On April 6, 1909, Robert Peary and Matthew Henson planted an American flag at the North Pole alongside four Inuit men. But who reached the site first? Peary, a white naval officer and the expedition’s leader, claimed victory for himself, writing in his journal, “The pole at last! The prize of three centuries, my dream and goal for twenty years, mine at last!” But Henson, Peary’s African American assistant and partner, later disclosed that he had driven the lead sledge, breaking the trail and arriving before Peary.
Peary got the glory and in 1920 was buried in Arlington with full military honors. Two years later, the National Geographic Society erected a white granite gravesite monument in the shape of a globe. An inscription at its base reads “Discoverer of North Pole.” Henson lived another 35 years and was buried in New York’s Woodlawn Cemetery.
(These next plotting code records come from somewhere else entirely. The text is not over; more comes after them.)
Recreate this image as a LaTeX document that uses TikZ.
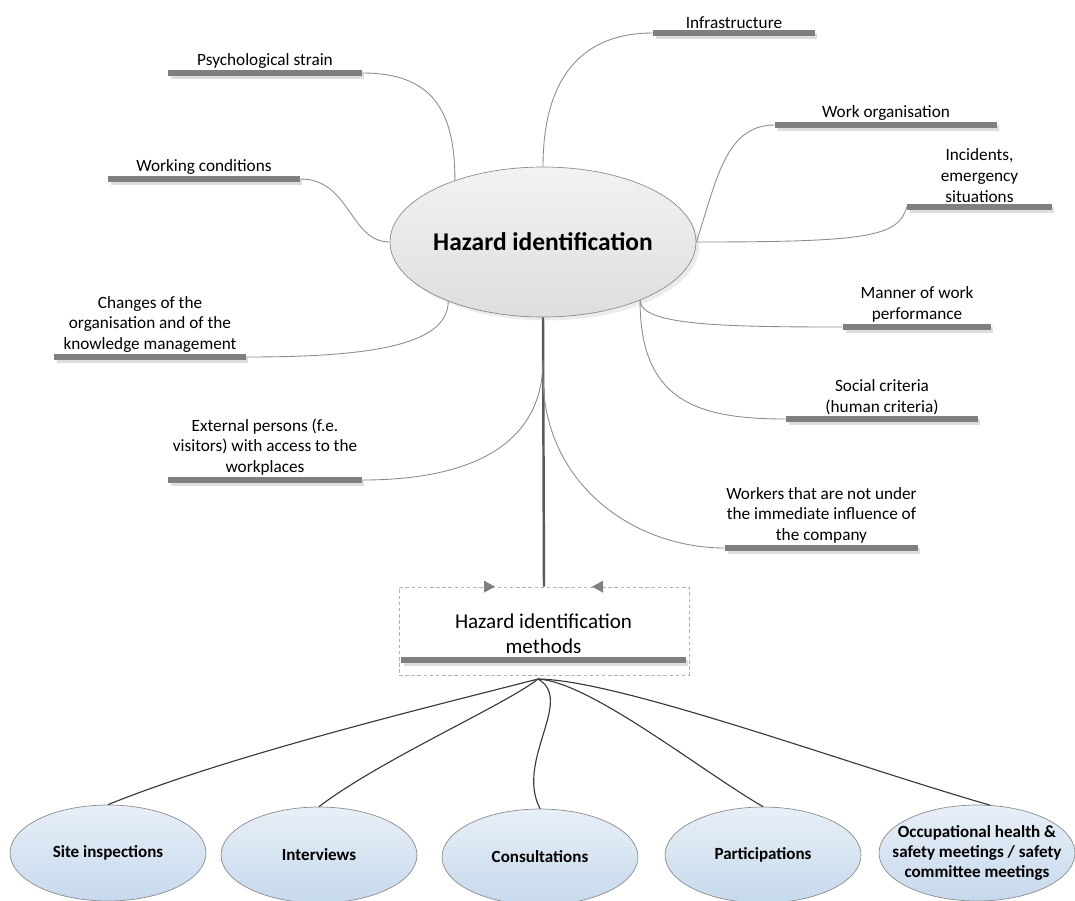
\documentclass[tikz,border=0pt]{standalone}
\usepackage{fontspec}
\setmainfont{Carlito}
\usepackage{tikz}
\usetikzlibrary{positioning}
\usetikzlibrary{shapes.geometric, shadows}
\definecolor{barc}{HTML}{7F7F7F}
\definecolor{twigc}{HTML}{8C8C8C}
\definecolor{branchc}{HTML}{3A3A3A}
\definecolor{rimc}{HTML}{8C8C8C}
\definecolor{bluetop}{HTML}{E8EFF7}
\definecolor{bluebot}{HTML}{C6D9EC}

\begin{document}
\begin{tikzpicture}[x=0.02cm, y=0.02cm,
  topic/.style={font=\fontsize{9.8}{11.8}\selectfont, align=center, inner sep=0.5pt},
  topicbar/.style={rectangle, fill=barc, minimum height=0.12cm, minimum width=#1, inner sep=0pt,
    general shadow={fill=black!13, shadow xshift=0.05cm, shadow yshift=-0.05cm}},
  twig/.style={draw=twigc, line width=0.5pt},
  branch/.style={draw=branchc, line width=0.65pt},
  method/.style={ellipse, draw=rimc, top color=bluetop, bottom color=bluebot,
    minimum width=3.92cm, minimum height=1.92cm, inner sep=0pt,
    font=\fontsize{9.7}{11.6}\selectfont\bfseries, align=center}]
\useasboundingbox (0,0) rectangle (1075,-900);

% centre
\node[ellipse, draw=rimc, top color=black!5, bottom color=black!13,
  minimum width=6.12cm, minimum height=3cm, inner xsep=-0.15cm, inner ysep=0pt,
  font=\fontsize{14.5}{17}\selectfont\bfseries,
  drop shadow={opacity=.15, shadow xshift=2pt, shadow yshift=-2pt}] (haz) at (543,-242) {Hazard identification};

% topics
\node[topicbar=3.24cm] (infra) at (734,-33) {};
\node[topic, above=0pt of infra] (infra-t) {Infrastructure};
\node[topicbar=3.88cm] (psych) at (265,-73) {};
\node[topic, above=0pt of psych] (psych-t) {Psychological strain};
\node[topicbar=4.44cm] (workorg) at (886,-125) {};
\node[topic, above=0pt of workorg] (workorg-t) {Work organisation};
\node[topicbar=2.9cm] (incid) at (979.5,-207) {};
\node[topic, above=0pt of incid] (incid-t) {Incidents,\\emergency\\situations};
\node[topicbar=3.84cm] (workcond) at (204,-179) {};
\node[topic, above=0pt of workcond] (workcond-t) {Working conditions};
\node[topicbar=3.84cm] (changes) at (150,-357) {};
\node[topic, above=0pt of changes] (changes-t) {Changes of the\\organisation and of the\\knowledge management};
\node[topicbar=2.96cm] (manner) at (917,-327) {};
\node[topic, above=0pt of manner] (manner-t) {Manner of work\\performance};
\node[topicbar=3.84cm] (social) at (882,-419) {};
\node[topic, above=0pt of social] (social-t) {Social criteria\\(human criteria)};
\node[topicbar=3.88cm] (extern) at (265,-480) {};
\node[topic, above=0pt of extern] (extern-t) {External persons (f.e.\\visitors) with access to the\\workplaces};
\node[topicbar=3.86cm] (workers) at (821.5,-548) {};
\node[topic, above=0pt of workers] (workers-t) {Workers that are not under\\the immediate influence of\\the company};

\draw[twig] (haz.north) .. controls +(0,90) and +(-70,0) .. (infra.west);
\draw[twig] (haz.145) .. controls +(0,70) and +(70,0) .. (psych.east);
\draw[twig] (haz.west) .. controls +(-40,0) and +(50,0) .. (workcond.east);
\draw[twig] (haz.east) .. controls +(20,60) and +(-50,0) .. (workorg.west);
\draw[twig] (haz.east) .. controls +(170,0) and +(-8,-30) .. (incid.west);
\draw[twig] (haz.212) .. controls +(0,-45) and +(120,0) .. (changes.east);
\draw[twig] (haz.-31) .. controls +(0,-25) and +(-120,0) .. (manner.west);
\draw[twig] (haz.-31) .. controls +(0,-100) and +(-90,0) .. (social.west);

% methods box
\node[draw=black!30, dash pattern=on 2pt off 1.5pt, minimum width=5.8cm, minimum height=1.76cm,
  inner sep=0pt] (methbox) at (544,-631) {};
\node[topicbar=5.7cm] (methbar) at (543.5,-660) {};
\node[font=\fontsize{12}{14.2}\selectfont, align=center, inner sep=0.5pt, above=1pt of methbar] (meth)
  {Hazard identification\\methods};
\fill[barc] (methbox.north) ++(-60,6) -- ++(11,-6) -- ++(-11,-6) -- cycle;
\fill[barc] (methbox.north) ++(59,6) -- ++(-11,-6) -- ++(11,-6) -- cycle;

\coordinate (extk) at (543,-360);
\coordinate (wrk) at (543,-375);
\draw[line width=1.4pt, draw=black!65] (haz.south) -- (methbox.north);
\draw[twig] (extk) .. controls +(0,-90) and +(100,0) .. (extern.east);
\draw[twig] (wrk) .. controls +(0,-110) and +(-90,0) .. (workers.west);

% methods
\node[method] (site) at (108,-853) {Site inspections};
\node[method] (interv) at (319,-855) {Interviews};
\node[method] (consult) at (540,-857) {Consultations};
\node[method] (partic) at (763,-855) {Participations};
\node[method, inner xsep=-0.5cm] (ohs) at (977,-853) {Occupational health \&\\safety meetings / safety\\committee meetings};

\coordinate (hub) at (538,-679);
\draw[branch] (hub) .. controls (437,-705) and (230,-755) .. (site.north);
\draw[branch] (hub) .. controls (505,-705) and (380,-760) .. (interv.north);
\draw[branch] (hub) .. controls (575,-700) and (515,-760) .. (consult.north);
\draw[branch] (hub) .. controls (590,-682) and (700,-770) .. (partic.north);
\draw[branch] (hub) .. controls (620,-680) and (850,-765) .. (ohs.75);
\end{tikzpicture}
\end{document}
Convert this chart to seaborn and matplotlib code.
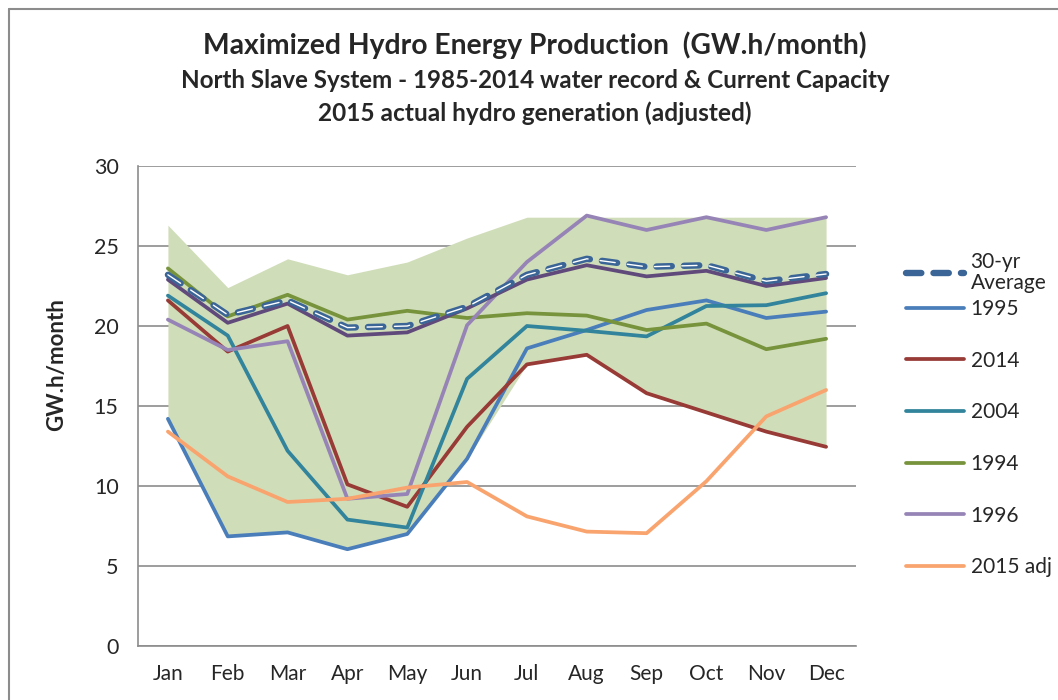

Born in rural Maryland in 1866, Henson grew up on the site of a former slave market. His parents were sharecroppers and died when he was young. Around age 12, Henson headed to Baltimore, where he got work as a cabin boy and traveled the world. In 1888, while ashore and working in a Washington, D.C., hat shop, he met Robert Peary. A civil engineer for the U.S. Navy, Peary was heading on a privately funded survey trip to Nicaragua and searching for a valet. Henson agreed to come. The trip was such a success that they began plotting a joint excursion to the frozen north.